The recipes in this cookbook were "Contributed by People in Law Enforcement Agencies of the United States," whose jobs ranged from secretary to dispatcher to patrol officer to chief of police from agencies around the country.

This book's Table of Contents is pretty small by comparison to other cookbooks, but many of the recipes sounded really good.  Your choices are:
  • Breads
  • Casseroles
  • Desserts
  • Main Dishes
  • Sandwiches
  • Side Dishes
  • The Final Chapter:  If All Else Fails i.e. a word about donuts!
 Recipes I considered were "Pizza Casserole" – p. 26, "Baked Chicken and Rice" – p. 45, "Sloppy Joes" – p. 80, "Gas Blast" (a baked bean dish) submitted by an officer from Bloomington, MN – p. 57, and don't hate me – "Grape-Blueberry Jell-O Salad" – p. 38.  All these (and more) were good but I wanted something really easy and so made today's Crockpot Ribs.

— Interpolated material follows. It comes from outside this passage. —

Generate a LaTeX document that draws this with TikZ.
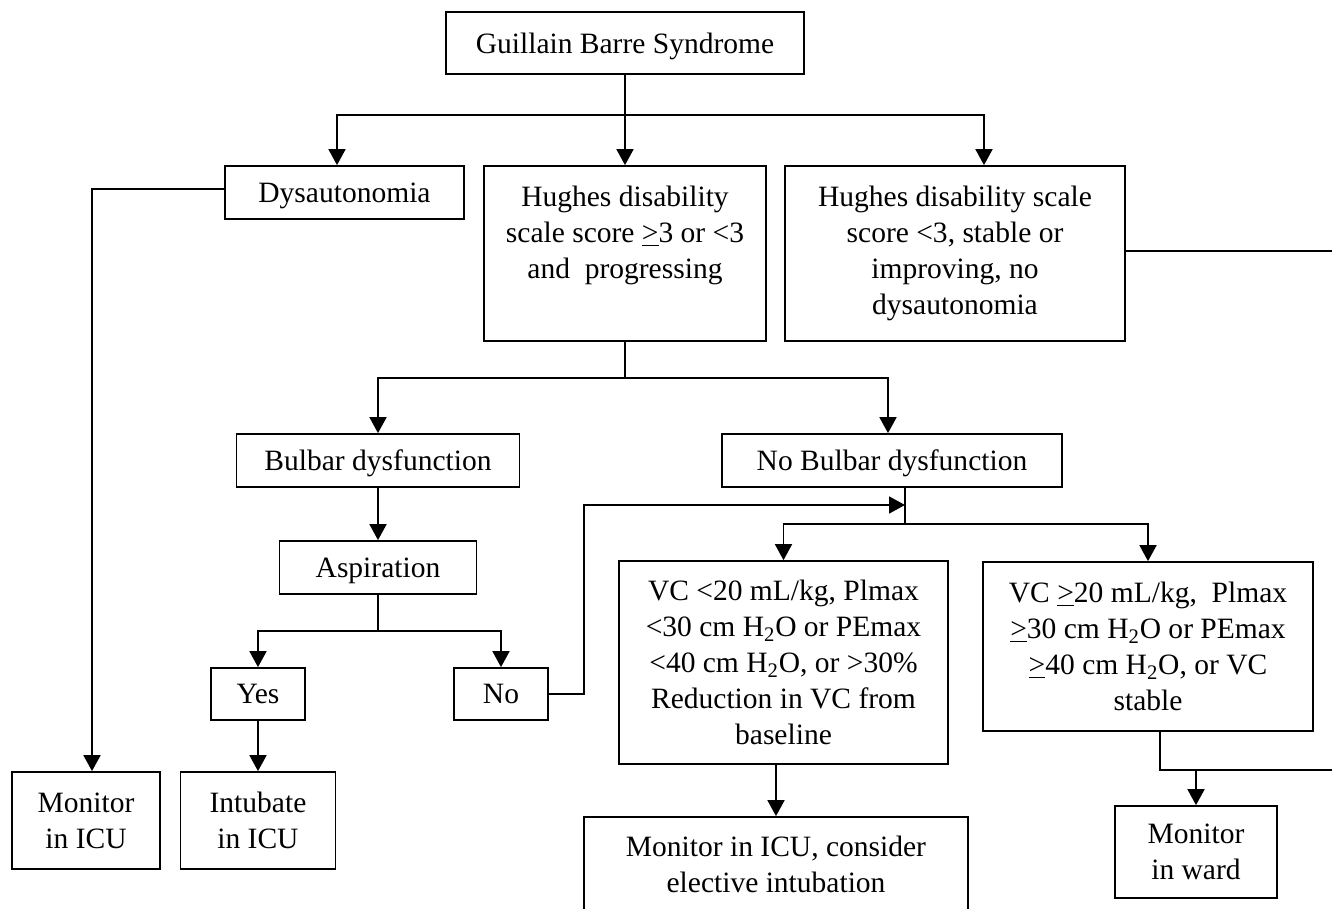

Now shocking as it may seem, Andy and I are not necessarily fans of ribs, barbecued or other and so instead of buying a regular rack of ribs for this recipe, I decided – after consultation with two butchers – to go with country ribs i.e. all meat, no bones.  I think they came five to a package which would have been fine had we not loved them so!  These were really good although be warned that you will not need the full 5-6 hours of cooking time.  I think ours were ready to go after about two hours but I kept them in on High for 2 hours and Low for 1 hour and that was plenty of time.  In fact, my only complaint was that I probably left them in too long as they were almost on the dry side.

Still, this was one of the easiest things I made in a long time and cleanup was a breeze but then again, I expect that from crockpot cooking – no fuss, no muss, no hovering over the stove to make sure things are "going well."  Nope, you just put the whole thing in the crockpot and let it do its thing.

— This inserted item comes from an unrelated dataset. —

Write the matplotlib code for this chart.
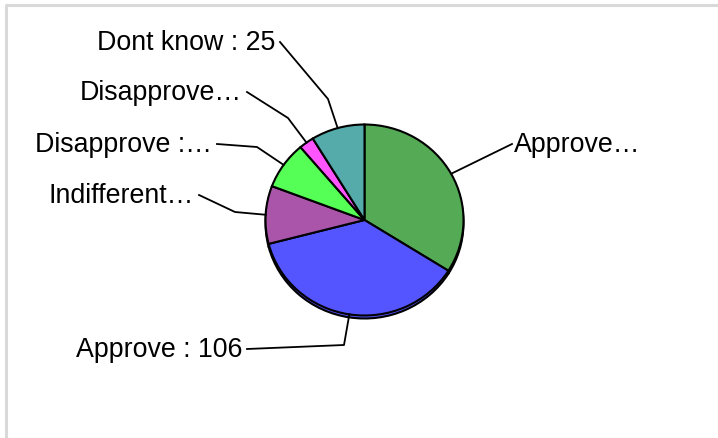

If you are local, the BCPA sale ends Saturday, June 17th and trust me when I say I there are still plenty of cookbooks (and other books) for you to browse.  This year's sale is located at 494 and The Shoppes at Lyndale near Pet Smart and Best Buy.  Hope you find something fun – I sure did!

Crockpot Ribs – serves 4-6 – prep time 5-6 hours – submitted by Ted Vastine, Chief of Police, Chandron, Nebraska (as of 1993)
3-5 pound ribs
½ cup catsup
¼ cup water
2 tablespoons brown sugar
2 tablespoons Worcestershire sauce
2 tablespoons grated onion
2 tablespoons vinegar
½ teaspoon salt
¼ teaspoon chili powder
1/8 teaspoon garlic powder
1/8 teaspoon pepper
Tabasco sauce to taste.

Put ribs in bottom of crockpot and cover with ingredients.  Cook on high for 5-6 hours.

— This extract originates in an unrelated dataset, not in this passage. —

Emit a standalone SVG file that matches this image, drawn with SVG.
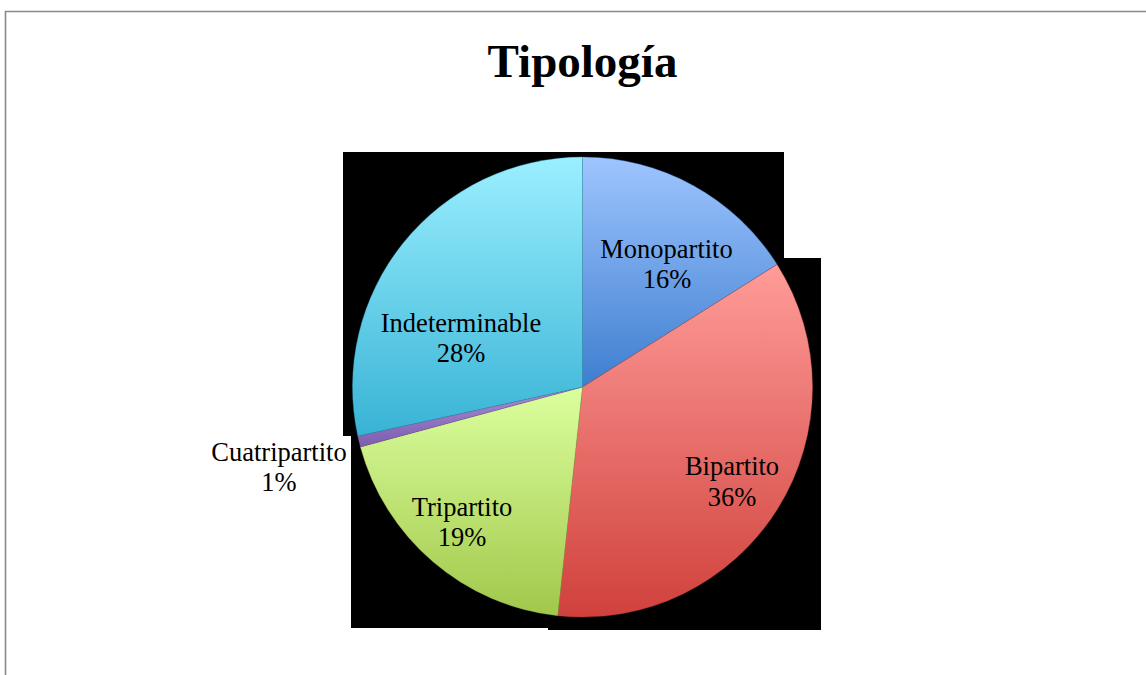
<svg xmlns="http://www.w3.org/2000/svg" width="1146" height="675" viewBox="0 0 1146 675">
<style>
.lbl{font-family:"Liberation Serif","Times New Roman",serif;font-size:26.5px;fill:#000;text-anchor:middle}
.title{font-family:"Liberation Serif","Times New Roman",serif;font-size:47px;font-weight:bold;fill:#000;text-anchor:middle}
.slice{stroke-width:0.6;stroke-opacity:0.6}
</style>
<defs>
<linearGradient id="gMono" x1="0" y1="0" x2="0" y2="1"><stop offset="0" stop-color="#9EC5FF"/><stop offset="1" stop-color="#3E7ECF"/></linearGradient>
<linearGradient id="gBi" x1="0" y1="0" x2="0" y2="1"><stop offset="0" stop-color="#FF9C99"/><stop offset="1" stop-color="#D0413C"/></linearGradient>
<linearGradient id="gTri" x1="0" y1="0" x2="0" y2="1"><stop offset="0" stop-color="#DCFF9E"/><stop offset="1" stop-color="#A1C84B"/></linearGradient>
<linearGradient id="gCua" x1="0" y1="0" x2="0" y2="1"><stop offset="0" stop-color="#A88CD8"/><stop offset="1" stop-color="#7D5EAF"/></linearGradient>
<linearGradient id="gInd" x1="0" y1="0" x2="0" y2="1"><stop offset="0" stop-color="#9BEFFF"/><stop offset="1" stop-color="#38B3D5"/></linearGradient>
</defs>
<rect x="0" y="0" width="1146" height="675" fill="#fff"/>
<path d="M5.5,675 V11.5 H1146" fill="none" stroke="#888" stroke-width="1.6"/>
<text class="title" x="582.5" y="77">Tipología</text>
<path id="shadow" d="M343,152 H784 V258 H821 V630 H548 V628 H351 V436 H343 Z" fill="#000"/>
<g id="monopartito">
<path class="slice" d="M582.5,387 L582.5,157 A230,230 0 0,1 777.1,264.4 Z" fill="url(#gMono)" stroke="#3A6FB5"/>
<text class="lbl" x="666.5" y="258">Monopartito</text>
<text class="lbl" x="667" y="288">16%</text>
</g>
<g id="bipartito">
<path class="slice" d="M582.5,387 L777.1,264.4 A230,230 0 0,1 557.7,615.7 Z" fill="url(#gBi)" stroke="#B8403C"/>
<text class="lbl" x="732" y="475">Bipartito</text>
<text class="lbl" x="732" y="506">36%</text>
</g>
<g id="tripartito">
<path class="slice" d="M582.5,387 L557.7,615.7 A230,230 0 0,1 360.4,446.9 Z" fill="url(#gTri)" stroke="#92B04A"/>
<text class="lbl" x="462" y="516">Tripartito</text>
<text class="lbl" x="462" y="546">19%</text>
</g>
<g id="cuatripartito">
<path class="slice" d="M582.5,387 L360.4,446.9 A230,230 0 0,1 357.8,436.0 Z" fill="url(#gCua)" stroke="#6E55A0"/>
<rect x="207" y="436" width="144" height="27" fill="#fff"/>
<text class="lbl" x="279" y="461">Cuatripartito</text>
<text class="lbl" x="279" y="491">1%</text>
</g>
<g id="indeterminable">
<path class="slice" d="M582.5,387 L357.8,436.0 A230,230 0 0,1 582.5,157 Z" fill="url(#gInd)" stroke="#3399BB"/>
<text class="lbl" x="461" y="332">Indeterminable</text>
<text class="lbl" x="461" y="362">28%</text>
</g>
<g id="connectors"></g>
</svg>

(Ann's Note:  Easiest instructions ever!  Mad props for that.  If you are making half the recipe though, cook on high for 2 hours and then check.  If you want to cook them some more, I suggest lowering your temperature to Low and then check after a half hour.  I let mine cook at Low for about another 60 minutes which was almost too long—not that anyone complained about them!)